##### Data provided #####
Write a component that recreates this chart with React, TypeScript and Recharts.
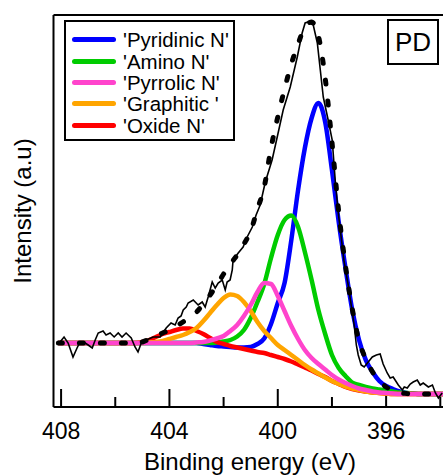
import React from 'react';
import { LineChart, Line, XAxis, YAxis, ReferenceLine, Legend } from 'recharts';

// Binding energies (eV) for the fitted component curves
const energies = [
  408.1, 408, 407.75, 407.5, 407.25, 407, 406.75, 406.5, 406.25, 406,
  405.75, 405.5, 405.25, 405, 404.75, 404.5, 404.25, 404, 403.75, 403.5,
  403.25, 403, 402.75, 402.5, 402.25, 402, 401.75, 401.5, 401.25, 401,
  400.75, 400.5, 400.25, 400, 399.75, 399.5, 399.25, 399, 398.75, 398.5,
  398.25, 398, 397.75, 397.5, 397.25, 397, 396.75, 396.5, 396.25, 396,
  395.75, 395.5, 395.25, 395, 394.75, 394.5, 394.25, 394, 393.9,
];

const pyridinicN = [
  64, 64, 64, 64, 64, 64, 64, 64, 64, 64,
  64, 64, 64, 64, 64, 64, 64, 64, 64, 64,
  64, 64, 63, 62, 61, 60.5, 60, 59.5, 59.5, 60,
  63, 68.5, 83, 104, 124, 167, 217, 259, 289, 304,
  285, 237, 185, 139, 97, 67, 47, 35, 26, 21,
  18, 15.5, 14, 13.5, 13, 13, 13, 13, 13,
];

const aminoN = [
  64, 64, 64, 64, 64, 64, 64, 64, 64, 64,
  64, 64, 64, 64, 64, 64, 64, 64, 64, 64,
  64, 64, 64, 64, 64.5, 65.5, 67, 70.5, 77, 89,
  105, 123, 149, 172, 187, 191.5, 180, 155, 127, 97,
  73, 52, 39, 31, 24.5, 22, 20, 18.5, 17.5, 16.5,
  15.5, 14.5, 14, 13.5, 13, 13, 13, 13, 13,
];

const pyrrolicN = [
  64, 64, 64, 64, 64, 64, 64, 64, 64, 64,
  64, 64, 64, 64, 64, 64, 64, 64, 64, 64,
  64, 64.5, 65, 66.5, 68.5, 71, 76, 82, 91, 102,
  115, 124, 123, 111, 96, 81, 68, 57, 49, 43,
  37.5, 32, 27.5, 24, 21, 18.5, 17, 15.5, 14.5, 14,
  13.5, 13, 13, 13, 13, 13, 13, 13, 13,
];

const graphiticN = [
  64, 64, 64, 64, 64, 64, 64, 64, 64, 64,
  64, 64, 64, 64, 64.5, 65, 66, 68, 70, 72,
  75, 79, 86, 94, 102, 109, 112.5, 111, 105, 96,
  85, 76, 69, 62, 57, 52, 47, 42, 37.5, 33.5,
  29.5, 26, 23, 20.5, 18.5, 17, 15.5, 14.5, 14, 13.5,
  13, 13, 13, 13, 13, 13, 13, 13, 13,
];

const oxideN = [
  64, 64, 64, 64, 64, 64, 64, 64, 64, 64,
  64, 64, 64, 65, 67, 70, 73, 75, 77, 78.5,
  78.5, 76, 73, 69, 65, 63, 61, 59.5, 58, 56.5,
  55, 54, 52, 50, 48, 45.5, 42.5, 39.5, 36.5, 33,
  30, 26, 23, 20, 18, 16.5, 15.5, 14.5, 14, 13.5,
  13, 13, 13, 13, 13, 13, 13, 13, 13,
];

const fitEnvelope = [
  64, 64, 64, 64, 64, 64, 64, 64, 64, 64,
  64, 64, 64, 65, 68, 71, 74, 77, 81, 85,
  90, 95, 103, 112, 122, 133, 143, 152, 163, 176,
  198, 220, 259, 290, 318, 343, 363, 380, 385, 371,
  329, 265, 195, 141, 98, 66, 48, 35, 26, 20,
  17, 14.5, 13.5, 13, 13, 13, 13, 13, 13,
];

// Measured (raw) spectrum
const rawEnergies = [
  408.04, 407.89, 407.74, 407.56, 407.41, 407.3, 407.11, 407.0, 406.85, 406.74,
  406.63, 406.45, 406.34, 406.19, 406.04, 405.89, 405.75, 405.6, 405.41, 405.27,
  405.16, 405.04, 404.86, 404.6, 404.34, 404.12, 403.94, 403.79, 403.68, 403.57,
  403.49, 403.38, 403.31, 403.12, 402.94, 402.79, 402.68, 402.57, 402.42, 402.31,
  402.2, 402.05, 401.94, 401.87, 401.76, 401.68, 401.65, 401.46, 401.28, 401.13,
  400.94, 400.8, 400.65, 400.46, 400.21, 400.02, 399.8, 399.54, 399.28, 399.1,
  398.99, 398.88, 398.76, 398.69, 398.54, 398.43, 398.32, 398.14, 397.99, 397.88,
  397.77, 397.66, 397.55, 397.4, 397.29, 397.18, 397.1, 397.03, 396.92, 396.81,
  396.66, 396.51, 396.36, 396.22, 396.11, 395.96, 395.85, 395.74, 395.55, 395.4,
  395.33, 395.22, 395.11, 395.0, 394.85, 394.74, 394.63, 394.44, 394.29, 394.18,
  394.07, 393.93,
];

const rawIntensity = [
  65, 70, 64, 50, 59, 65, 64, 62, 59, 67,
  74, 76, 72, 74, 70, 74, 70, 74, 69, 60,
  55, 64, 67, 70, 70, 79, 84, 82, 89, 91,
  97, 100, 104, 107, 102, 105, 100, 110, 125, 119,
  124, 127, 117, 125, 127, 137, 147, 154, 160, 170,
  180, 192, 202, 225, 247, 270, 297, 320, 350, 374,
  384, 385, 383, 382, 364, 337, 310, 287, 267, 227,
  195, 170, 145, 122, 102, 82, 62, 52, 42, 40,
  45, 50, 52, 53, 43, 34, 29, 30, 22, 17,
  20, 19, 23, 25, 27, 22, 24, 20, 22, 14,
  9, 14,
];

const majorTicks = [408, 404, 400, 396];
const minorTicks = [406, 402, 398, 394];

const seriesKeys = ['pyridinic', 'amino', 'pyrrolic', 'graphitic', 'oxide'];
const seriesNames = ["'Pyridinic N'", "'Amino N'", "'Pyrrolic N'", "'Graphitic '", "'Oxide N'"];
const seriesColors = ['#0000FF', '#00CC00', '#FF44CC', '#FFA500', '#FF0000'];
const seriesValues = [pyridinicN, aminoN, pyrrolicN, graphiticN, oxideN];

const tableData = energies.map((e, i) => {
  const row: Record<string, number> = { e, fit: fitEnvelope[i] };
  seriesKeys.forEach((k, j) => {
    row[k] = seriesValues[j][i];
  });
  return row;
});

const rawData = rawEnergies.map((e, i) => ({ e, raw: rawIntensity[i] }));

const FONT = "'Liberation Sans', Arial, Helvetica, sans-serif";

const XTick = (props: any) => {
  const { x, payload } = props;
  return (
    <text x={x} y={439} textAnchor="middle" fontSize={23} fontFamily={FONT} fill="#000">
      {payload.value}
    </text>
  );
};

const LegendBox = () => (
  <div
    style={{
      width: 171,
      height: 121,
      boxSizing: 'border-box',
      border: '2px solid #000',
      background: '#fff',
      paddingTop: 7,
      fontFamily: FONT,
    }}
  >
    {seriesNames.map((n, i) => (
      <div key={n} style={{ display: 'flex', alignItems: 'center', height: 21.4 }}>
        <div
          style={{
            marginLeft: 6,
            width: 44,
            height: 5,
            background: seriesColors[i],
            borderRadius: 2.5,
          }}
        />
        <span style={{ marginLeft: 7, fontSize: 20.5, lineHeight: '21px', color: '#000', whiteSpace: 'pre' }}>{n}</span>
      </div>
    ))}
  </div>
);

// draw order (bottom to top)
const drawOrder = [0, 1, 4, 3, 2];

export default function App() {
  return (
    <div style={{ position: 'absolute', left: 0, top: 0, width: 443, height: 475, background: '#fff' }}>
      <LineChart width={443} height={475} data={tableData} margin={{ top: 15, right: 0, bottom: 0, left: 0 }}>
        <XAxis
          dataKey="e"
          type="number"
          domain={[393.9, 408.28]}
          reversed
          allowDataOverflow
          ticks={majorTicks}
          interval={0}
          tickLine={false}
          axisLine={{ stroke: '#000', strokeWidth: 2 }}
          height={68}
          tick={<XTick />}
          label={() => (
            <text x={250} y={470} textAnchor="middle" fontSize={24} fontFamily={FONT} fill="#000">
              Binding energy (eV)
            </text>
          )}
        />
        <YAxis
          type="number"
          domain={[0, 392]}
          allowDataOverflow
          width={53.5}
          tick={false}
          tickLine={false}
          axisLine={{ stroke: '#000', strokeWidth: 2 }}
          label={() => (
            <text
              x={31}
              y={211}
              textAnchor="middle"
              fontSize={24}
              fontFamily={FONT}
              fill="#000"
              transform="rotate(-90, 31, 211)"
            >
              Intensity (a.u)
            </text>
          )}
        />
        <ReferenceLine y={392} stroke="#000" strokeWidth={2} />
        {majorTicks.map((t) => (
          <ReferenceLine
            key={'M' + t}
            segment={[{ x: t, y: 0 }, { x: t, y: 18 }]}
            stroke="#000"
            strokeWidth={2}
          />
        ))}
        {minorTicks.map((t) => (
          <ReferenceLine
            key={'m' + t}
            segment={[{ x: t, y: 0 }, { x: t, y: 10 }]}
            stroke="#000"
            strokeWidth={2}
          />
        ))}
        {drawOrder.map((j) => (
          <Line
            key={seriesKeys[j]}
            dataKey={seriesKeys[j]}
            name={seriesNames[j]}
            type="monotone"
            stroke={seriesColors[j]}
            strokeWidth={4.5}
            dot={false}
            activeDot={false}
            isAnimationActive={false}
          />
        ))}
        <Line
          data={rawData}
          dataKey="raw"
          name="raw"
          type="linear"
          stroke="#000"
          strokeWidth={1.6}
          dot={false}
          activeDot={false}
          isAnimationActive={false}
          legendType="none"
        />
        <Line
          dataKey="fit"
          name="fit"
          type="monotone"
          stroke="#000"
          strokeWidth={5}
          strokeDasharray="4 17"
          strokeLinecap="round"
          dot={false}
          activeDot={false}
          isAnimationActive={false}
          legendType="none"
        />
        <Legend
          layout="vertical"
          align="center"
          verticalAlign="middle"
          content={<LegendBox />}
          wrapperStyle={{ position: 'absolute', left: 64, top: 20, width: 171, height: 121, margin: 0 }}
        />
      </LineChart>
      <div
        style={{
          position: 'absolute',
          left: 387,
          top: 19,
          width: 52,
          height: 46,
          boxSizing: 'border-box',
          border: '2px solid #000',
          background: '#fff',
          display: 'flex',
          alignItems: 'center',
          justifyContent: 'center',
          fontFamily: FONT,
          fontSize: 26,
          color: '#000',
        }}
      >
        PD
      </div>
    </div>
  );
}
#####
→ To be done: With all pictures left out, please transcribe exactly the lines from the start of the material through the line with "YAxis, ReferenceLine, Legend".

→ Response below:
Write a component that recreates this chart with React, TypeScript and Recharts.
import React from 'react';
import { LineChart, Line, XAxis, YAxis, ReferenceLine, Legend } from 'recharts';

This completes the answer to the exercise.